Masyarakat di Indonesia rata-rata membaca nol sampai satu buku per tahun. Tidak
usah dibandingkan dengan Jepang dan Amerika yang rata-rata membaca 10-20 buku
pertahun. Jika dibandingkan dengan negara-negara di kawasan ASEAN, yang membaca
2-3 buku per tahun, kita pun masih sangat ketinggalan. (Kompas, 22/02/2016).
Hal tersebut
di atas perlu menjadi bahan bahan evaluasi sekaligus bahan refleksi bagi umat
Islam di Indonesia, hal apa yang menyebabkan umat Islam justru kualitas
literasinya kalah dengan bangsa lain yang mayoritas non muslim.
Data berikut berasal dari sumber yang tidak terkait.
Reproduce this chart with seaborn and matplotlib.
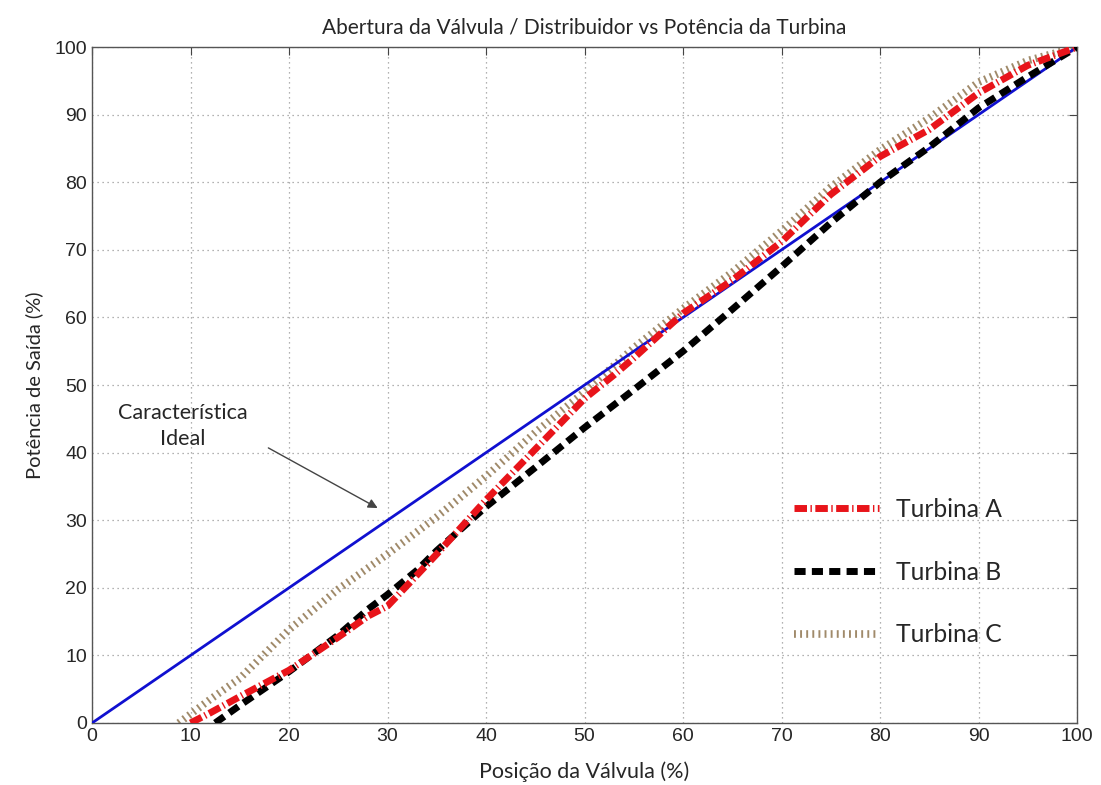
import numpy as np
import pandas as pd
import matplotlib
matplotlib.use("Agg")
import matplotlib.pyplot as plt
import seaborn as sns

# ideal characteristic
ideal_x = [0, 100]
ideal_y = [0, 100]

# Turbina A (red dash-dot)
turb_a_x = [10, 12, 15, 20, 25, 28, 30, 33, 35, 40, 45, 50, 53, 55, 60, 65, 70, 75, 80, 85, 90, 95, 100]
turb_a_y = [0, 1.5, 3.9, 7.8, 12.7, 15.8, 17.3, 21.9, 25.0, 33.0, 40.5, 48.0, 51.5, 54.0, 60.6, 65.5, 71.2, 78.2, 83.8, 87.8, 93.2, 97.3, 100]

# Turbina B (black dashed)
turb_b_x = [12.5, 15, 20, 25, 28, 30, 33, 35, 40, 45, 50, 55, 60, 65, 70, 75, 80, 85, 90, 95, 100]
turb_b_y = [0, 2.6, 7.6, 13.0, 16.8, 19.0, 22.6, 25.5, 32.0, 37.8, 43.7, 49.3, 55.0, 61.2, 67.5, 74.0, 80.0, 85.2, 91.0, 95.6, 100]

# Turbina C (tan hatched)
turb_c_x = [8.8, 12, 15, 20, 25, 30, 35, 40, 45, 50, 55, 60, 65, 70, 75, 80, 85, 90, 95, 100]
turb_c_y = [0, 3.5, 6.6, 13.8, 19.8, 25.0, 30.5, 36.5, 43.0, 49.0, 55.5, 61.3, 66.7, 72.8, 79.3, 84.8, 89.5, 94.8, 98.0, 100]

x_ticks = list(range(0, 101, 10))
y_ticks = list(range(0, 101, 10))

sns.set_style("white")
plt.rcParams["font.family"] = ["Liberation Sans Narrow", "Liberation Sans", "DejaVu Sans"]
label_font = ["Lato", "DejaVu Sans"]

fig = plt.figure(figsize=(11.01, 7.85), dpi=100)
ax = fig.add_axes([0.0836, 0.079, 0.8946, 0.861])

sns.lineplot(x=ideal_x, y=ideal_y, ax=ax, color="#1010d0", linewidth=2.0,
             sort=False, estimator=None, zorder=3)
sns.lineplot(x=turb_c_x, y=turb_c_y, ax=ax, color="#a08a6a", linewidth=5.5,
             linestyle=(0, (0.25, 0.55)), sort=False, estimator=None,
             label="Turbina C", zorder=2)
sns.lineplot(x=turb_b_x, y=turb_b_y, ax=ax, color="black", linewidth=5,
             linestyle=(0, (1.6, 0.9)), sort=False, estimator=None,
             label="Turbina B", zorder=4)
sns.lineplot(x=turb_a_x, y=turb_a_y, ax=ax, color="#e8141a", linewidth=5,
             linestyle=(0, (1.8, 0.5, 0.2, 0.5)), sort=False, estimator=None,
             label="Turbina A", zorder=5)

ax.set_xlim(0, 100)
ax.set_ylim(0, 100)
ax.set_xticks(x_ticks)
ax.set_yticks(y_ticks)
ax.tick_params(direction="in", length=6, top=True, right=True, labelsize=14,
               color="#444444")
ax.grid(True, linestyle=(0, (1, 3)), color="#999999", linewidth=0.9)
for s in ax.spines.values():
    s.set_color("#555555")
    s.set_linewidth(1.0)

ax.set_title("Abertura da Válvula / Distribuidor vs Potência da Turbina",
             fontsize=15, family=label_font, pad=10)
ax.set_xlabel("Posição da Válvula (%)", fontsize=15.5, family=label_font, labelpad=12)
ax.set_ylabel("Potência de Saída (%)", fontsize=14.5, family=label_font, labelpad=8)

ax.text(9.2, 43.9, "Característica\nIdeal", ha="center", va="center",
        fontsize=15.5, family=label_font, linespacing=1.35)
ax.annotate("", xy=(29.0, 31.8), xytext=(17.9, 40.7),
            arrowprops=dict(arrowstyle="-|>", color="#444444", lw=1.0,
                            shrinkA=0, shrinkB=0, mutation_scale=14))

handles, labels = ax.get_legend_handles_labels()
order = [labels.index(n) for n in ["Turbina A", "Turbina B", "Turbina C"]]
ax.legend([handles[i] for i in order], [labels[i] for i in order],
          loc="upper left", bbox_to_anchor=(0.690, 0.366), frameon=False,
          handlelength=3.45, labelspacing=1.62, handletextpad=0.7,
          prop={"family": label_font, "size": 17.7})

fig.savefig("out.png", dpi=100)
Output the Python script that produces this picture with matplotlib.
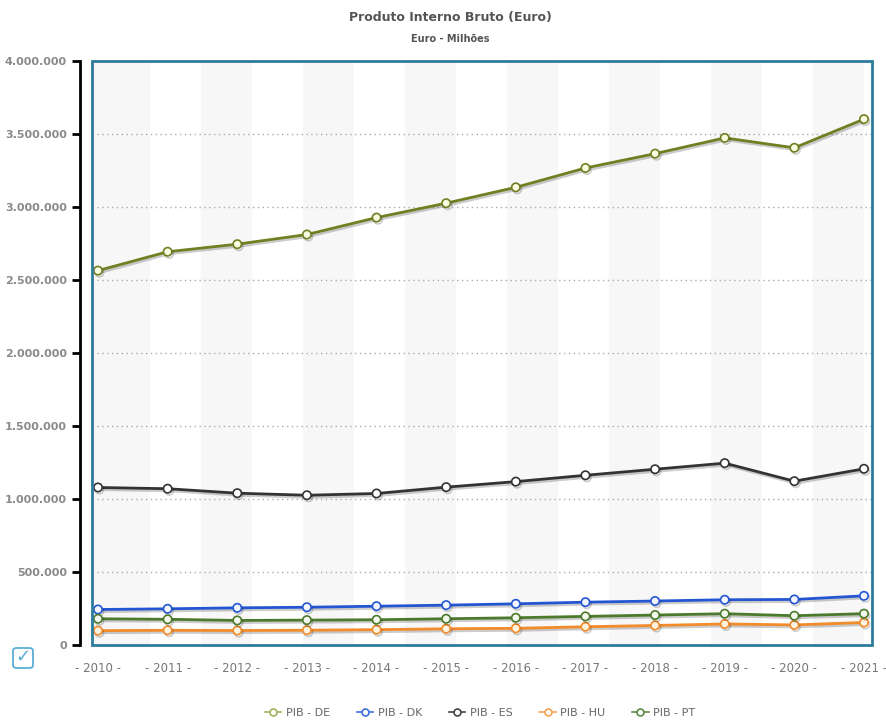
#!/usr/bin/env python3
import matplotlib
matplotlib.use('Agg')
import matplotlib.pyplot as plt
import matplotlib.patheffects as pe
from matplotlib.patches import Rectangle, FancyBboxPatch
from matplotlib.lines import Line2D

# data: PIB (Euro - Milhoes)
years = [2010, 2011, 2012, 2013, 2014, 2015, 2016, 2017, 2018, 2019, 2020, 2021]
pib_de = [2564400, 2693560, 2745310, 2811350, 2927430, 3026180, 3134740, 3267160, 3365450, 3473260, 3405430, 3601750]
pib_dk = [243165, 247880, 254578, 258743, 265757, 273018, 282090, 293276, 301297, 310002, 311928, 336719]
pib_es = [1078972, 1070413, 1039815, 1025693, 1037820, 1081190, 1119010, 1162490, 1203860, 1245510, 1121948, 1206842]
pib_hu = [98198, 100742, 99132, 101273, 105015, 111130, 114188, 124874, 133781, 144047, 137507, 154131]
pib_pt = [179611, 176096, 168296, 170492, 173054, 179713, 186490, 195947, 205184, 214375, 200519, 214741]
labels = ['PIB - DE', 'PIB - DK', 'PIB - ES', 'PIB - HU', 'PIB - PT']
y_ticks = [0, 500000, 1000000, 1500000, 2000000, 2500000, 3000000, 3500000, 4000000]

series = [pib_de, pib_dk, pib_es, pib_hu, pib_pt]
line_colors = ['#6f7f22', '#2456d3', '#333333', '#f28b2a', '#4c7a2c']
face_colors = ['#fafbe0', '#f3f6ff', '#ffffff', '#fff3df', '#f2f8ec']
legend_colors = ['#9db35c', '#3f6fe0', '#444444', '#f5a550', '#5f8a45']

fig = plt.figure(figsize=(8.86, 7.2), dpi=100)
ax = fig.add_axes([92 / 886, 75 / 720, 780 / 886, 584 / 720])

px = 69.6  # pixels per year
ax.set_xlim(2010 - 6 / px, 2021 + 8 / px)
ax.set_ylim(0, 4000000)

# alternating vertical bands
band = '#f7f7f7'
ax.axvspan(2010 - 6 / px, 2010 + 52 / px, color=band, zorder=0, lw=0)
edge = 2010 + 52 / px
step = 51 / px
k = 1
while edge < 2021.2:
    if k % 2 == 0:
        ax.axvspan(edge, min(edge + step, 2021 + 8 / px), color=band, zorder=0, lw=0)
    edge += step
    k += 1

for v in y_ticks[1:-1]:
    ax.axhline(v, color='#aaaaaa', lw=1, ls=(0, (1, 2.5)), zorder=1)

for vals, lc, fc, lab in zip(series, line_colors, face_colors, labels):
    ax.plot(years, vals, color=lc, lw=2, marker='o', ms=6, mfc=fc, mec=lc, mew=1.2,
            zorder=3, label=lab,
            path_effects=[pe.SimpleLineShadow(offset=(1, -1.5), alpha=0.2), pe.Normal()])

# plot box border and axis
for s in ['top', 'right', 'bottom']:
    ax.spines[s].set_visible(False)
ax.add_patch(Rectangle((0, 0), 1, 1, transform=ax.transAxes, fill=False,
                       ec='#2e7c9c', lw=2, clip_on=False, zorder=5))
ax.spines['left'].set_position(('outward', 9))
ax.spines['left'].set_color('black')
ax.spines['left'].set_linewidth(2)

ax.set_yticks(y_ticks)
ax.set_yticklabels([f'{v:,.0f}'.replace(',', '.') for v in y_ticks],
                   fontsize=8, fontweight='bold', color='#8a8a8a')
ax.tick_params(axis='y', length=6, width=2, color='black', pad=3)
ax.set_xticks(years)
ax.set_xticklabels([f'- {y} -' for y in years], fontsize=8.5, color='#777777')
ax.tick_params(axis='x', length=0, pad=12)

fig.text(450 / 886, 1 - 17 / 720, 'Produto Interno Bruto (Euro)', ha='center', va='center',
         fontsize=9, fontweight='bold', color='#555555')
fig.text(450 / 886, 1 - 39 / 720, 'Euro - Milhões', ha='center', va='center',
         fontsize=7, fontweight='bold', color='#555555')

# checkbox icon
fig.patches.append(FancyBboxPatch((13 / 886, 1 - 668 / 720), 20 / 886, 20 / 720,
                                  boxstyle='round,pad=0,rounding_size=0.004',
                                  transform=fig.transFigure, fill=False,
                                  ec='#5aaed6', lw=1.3))
fig.text(23 / 886, 1 - 657 / 720, '✓', ha='center', va='center', fontsize=13,
         color='#5aaed6')

handles = [Line2D([], [], color=c, lw=1.2, marker='o', ms=5, mfc='white', mec=c, mew=1.2)
           for c in legend_colors]
fig.legend(handles, labels, loc='center', bbox_to_anchor=(480 / 886, 1 - 713 / 720), ncol=5,
           frameon=False, fontsize=8, handlelength=1.5, handletextpad=0.4,
           columnspacing=2.4, labelcolor='#666666')

fig.savefig('out.png', dpi=100)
Ketika
masyarakat Jepang lebih senang membaca buku ketika menunggu kereta di stasiun,
maka banyak masyarakat Indonesia yang lebih asyik memainkan gadget¸online, atau chatting,walau mungkin saja ada
diantaranya yang membaca e-book
atau berita dari media Online.
Membaca
adalah simbol peradaban sebuah bangsa yang haus akan ilmu pengetahuan. Membaca
adalah simbol bangsa yang modern dan memiliki peradaban tinggi, bangsa yang
masyarakatnya mau terus menghasilkan kreativitas dan inovasi baru.
Islam sebagai
agama yang sangat memperhatikan pendidikan dan khususnya literasi memacu kepada
umatnya untuk meningkatkan ilmu pengetahuan, selalu menfaatkan waktu, dan
jangan termasuk orang merugi. Dalam Islam ada ungkapan"Barangsiapa yang
hari ini lebih baik dari kemarin, maka dia termasuk orang yang beruntung.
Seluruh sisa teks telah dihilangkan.